Hills, Robert

PORTRAIT & BIOGRAPHICAL ALBUM OF MORGAN AND SCOTT COUNTIES, ILLINOIS
Chicago: Chapman Bros., Publishers

1889


ROBERT HILLS is a general farmer and stock raiser, and is pleasantly located n section 32, township 15, range 11, at which place he owns a well-improved farm of 170 acres. Mr. Hills has been successful, and is well and favorably known as a first-class farmer. He has resided on this farm continuously since his marriage.

Mr. Hills came to this country in 1857, from Durham, England, where he was born in the town of Gainford, Jan. 20, 1840. He came of Scotch ancestry, his grandfather, Robert Hills, having come from Scotland with his parents when a small boy. His grandfather spent the most of his life in Durham and Yorkshire as a farmer, and died at the age of eighty years, and was buried in Durham County. He married Sarah Gibson, a native of England, who lived and died there.

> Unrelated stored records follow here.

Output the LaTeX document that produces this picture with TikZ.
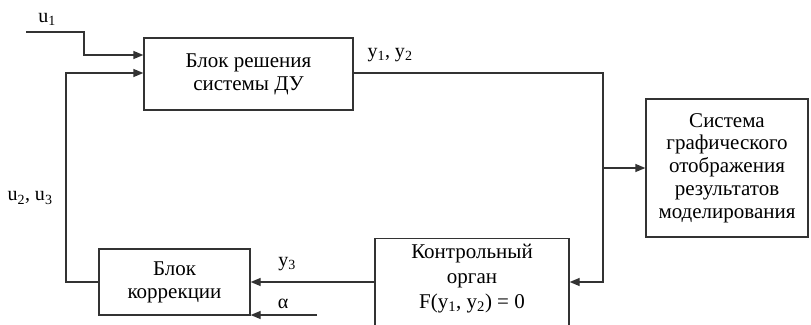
\documentclass[tikz,border=0pt]{standalone}
\usepackage{fontspec}
\setmainfont{Liberation Serif}
\usetikzlibrary{arrows.meta}
\begin{document}
\begin{tikzpicture}[x=1pt,y=-1pt,
  every node/.style={font=\fontsize{21}{22.8}\selectfont, inner sep=0pt},
  box/.style={draw=black!80, line width=1.3pt, align=center},
  wire/.style={draw=black!80, line width=1.3pt},
  arr/.style={wire, -{Triangle[length=10pt,width=8pt]}},
  lbl/.style={font=\fontsize{20}{22}\selectfont}]
\useasboundingbox (0,0) rectangle (811,324);
\clip (0,0) rectangle (811,324);
% blocks
\node[box, minimum width=209pt, minimum height=72pt] (b1) at (248.5,74) {Блок решения\\системы ДУ};
\node[box, minimum width=162pt, minimum height=138pt] (disp) at (727,168) {Система\\графического\\отображения\\результатов\\моделирования};
\node[box, minimum width=194pt, minimum height=110pt, anchor=north] (ctrl) at (472,238) {};
\node[align=center, anchor=north, font=\fontsize{21}{25}\selectfont] (ctrltext) at (472,244) {Контрольный\\орган\\F(y\textsubscript{1}, y\textsubscript{2}) = 0};
\node[box, minimum width=151pt, minimum height=66pt] (corr) at (174.5,282) {Блок\\коррекции};
% coordinates
\coordinate (u1s) at (26,32);
\coordinate (bus) at (603,73);
\coordinate (as) at (317,315);
% connectors
\draw[arr] (u1s) -- (84,32) |- (b1.west |- 0,55);
\draw[arr] (corr.west) -| (66,73) -- (b1.west |- 0,73);
\draw[arr] (b1.east |- bus) -- (bus) |- (ctrl.east |- 0,282);
\draw[arr] (bus |- disp.west) -- (disp.west);
\draw[arr] (ctrl.west |- 0,282) -- (corr.east |- 0,282);
\draw[arr] (as) -- (corr.east |- as);
% labels
\node[lbl] (lu1) at (47,19) {u\textsubscript{1}};
\node[lbl] (ly12) at (390,55) {y\textsubscript{1}, y\textsubscript{2}};
\node[lbl] (lu23) at (30,198) {u\textsubscript{2}, u\textsubscript{3}};
\node[lbl] (ly3) at (287,264) {y\textsubscript{3}};
\node[lbl] (lal) at (283,304) {α};
\end{tikzpicture}
\end{document}
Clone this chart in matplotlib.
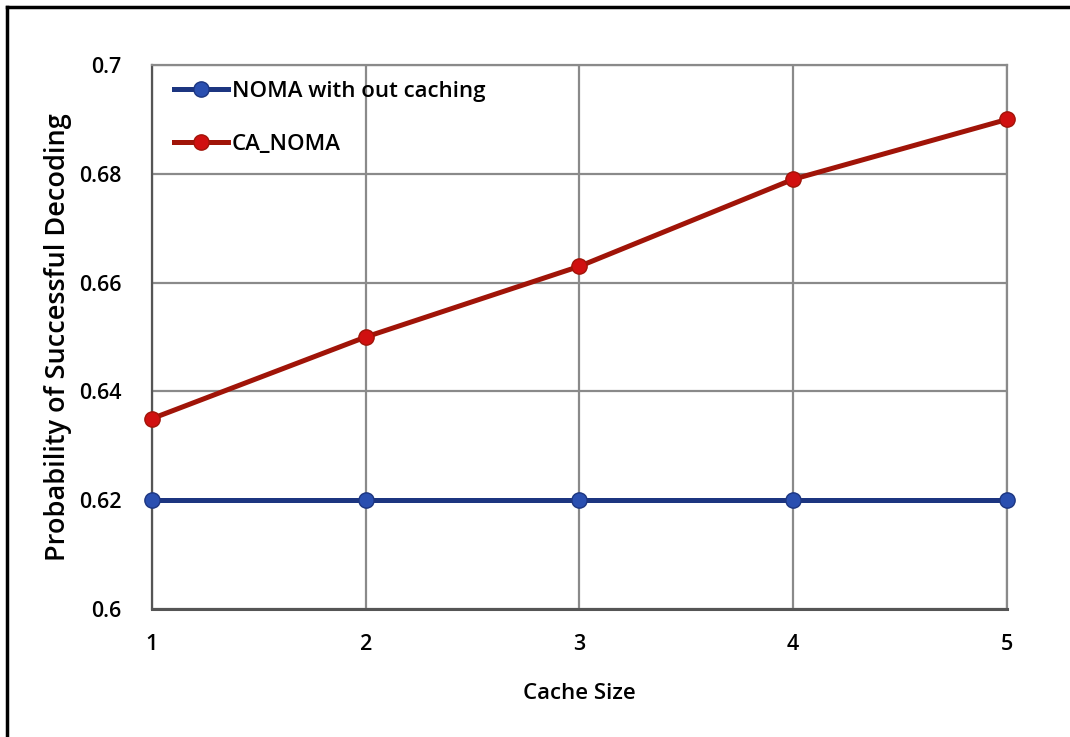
import matplotlib
matplotlib.use("Agg")
import matplotlib.pyplot as plt
from matplotlib.lines import Line2D

cache_size = [1, 2, 3, 4, 5]
noma_sem_cache = [0.62, 0.62, 0.62, 0.62, 0.62]
ca_noma = [0.635, 0.65, 0.663, 0.679, 0.69]
rotulos = ["NOMA with out caching", "CA_NOMA"]

plt.rcParams["font.family"] = ["Open Sans", "DejaVu Sans"]
plt.rcParams["font.weight"] = "semibold"
plt.rcParams["axes.labelweight"] = "semibold"

fig = plt.figure(figsize=(10.7, 7.37), dpi=100)
eixo = fig.add_axes([0.142, 0.1737, 0.799, 0.738])

l1, = eixo.plot(cache_size, noma_sem_cache, color="#1c3580", lw=3.6, marker="o",
                markersize=11, markerfacecolor="#2a4fb0", markeredgecolor="#1c3580",
                label=rotulos[0], clip_on=False, zorder=3)
l2, = eixo.plot(cache_size, ca_noma, color="#a01408", lw=3.6, marker="o",
                markersize=11, markerfacecolor="#d01010", markeredgecolor="#a01408",
                label=rotulos[1], clip_on=False, zorder=3)

eixo.set_xlim(1, 5)
eixo.set_ylim(0.6, 0.7)
eixo.set_xticks(cache_size)
eixo.set_yticks([0.6, 0.62, 0.64, 0.66, 0.68, 0.7])
eixo.set_yticklabels(["0.6", "0.62", "0.64", "0.66", "0.68", "0.7"])
eixo.grid(True, color="#8a8a8a", lw=1.6)
eixo.set_axisbelow(True)
for lado in eixo.spines.values():
    lado.set_color("#8a8a8a")
    lado.set_linewidth(1.6)
eixo.spines["bottom"].set_color("#555555")
eixo.spines["bottom"].set_linewidth(2.2)
eixo.spines["left"].set_color("#555555")
eixo.tick_params(length=0, labelsize=15.5, pad=22)
eixo.tick_params(axis="x", pad=18)

eixo.set_xlabel("Cache Size", fontsize=16, labelpad=20)
eixo.set_ylabel("Probability of Successful Decoding", fontsize=19.5, labelpad=5)

eixo.legend(handles=[l1, l2], loc="upper left", frameon=False, fontsize=16,
            handlelength=2.4, handletextpad=0.2, labelspacing=1.45,
            borderaxespad=0.3, bbox_to_anchor=(0.008, 1.0))

# moldura da figura (apenas topo e esquerda visíveis)
fig.add_artist(Line2D([7 / 1070, 1.0], [1 - 7 / 737, 1 - 7 / 737],
                      transform=fig.transFigure, color="black", lw=2.5))
fig.add_artist(Line2D([7 / 1070, 7 / 1070], [0.0, 1 - 7 / 737],
                      transform=fig.transFigure, color="black", lw=2.5))

fig.savefig("out.png", dpi=100)
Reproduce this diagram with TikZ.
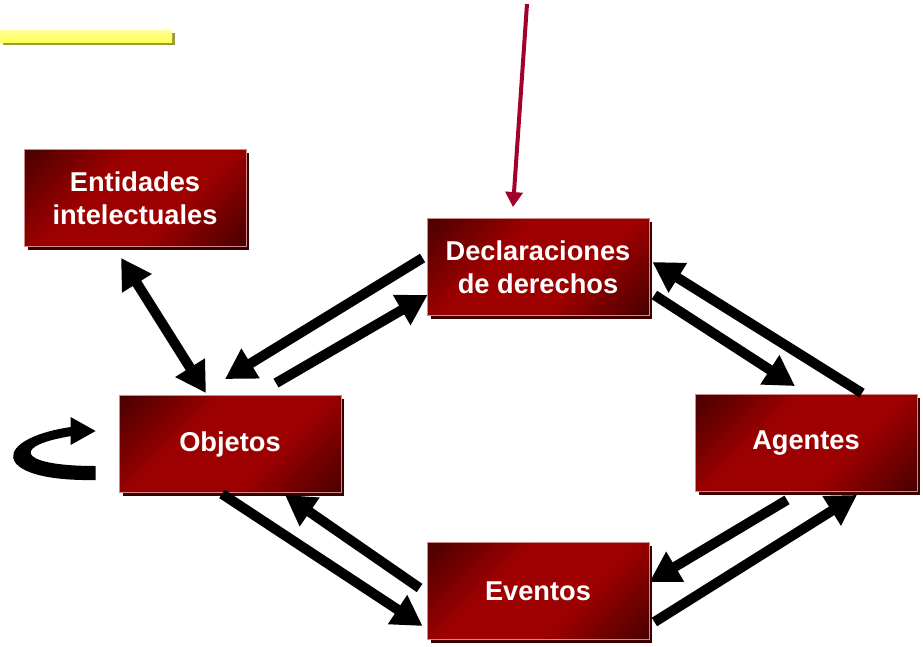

It is a noteworthy fact that the family are very long-lived to be nearly seventy years or older, and some as old as eighty years. The father of the subject of this notice, Edmund Hills, was one of the younger of this remarkable family of thirteen children. They were all well known as temperance people of good habits, and high moral qualities. Edmund Hills grew up in the county where he was born, and began life as an English farmer usually does, and is still living in Durham County, over seventy years of age, and is stout and active. He was married to Mary Howe, of English birth and parentage, and born in Durham County, where she has since lived. Edmund Hills and wife are members of the Church of England, and are well thought of in their community. They were the parents of twelve children, of whom the subject of this sketch was the eldest. In the family of children there were five sons and seven daughters, and of these four sons and six daughters are still living. Robert, two brothers and a sister are residents of the United States, and all are married.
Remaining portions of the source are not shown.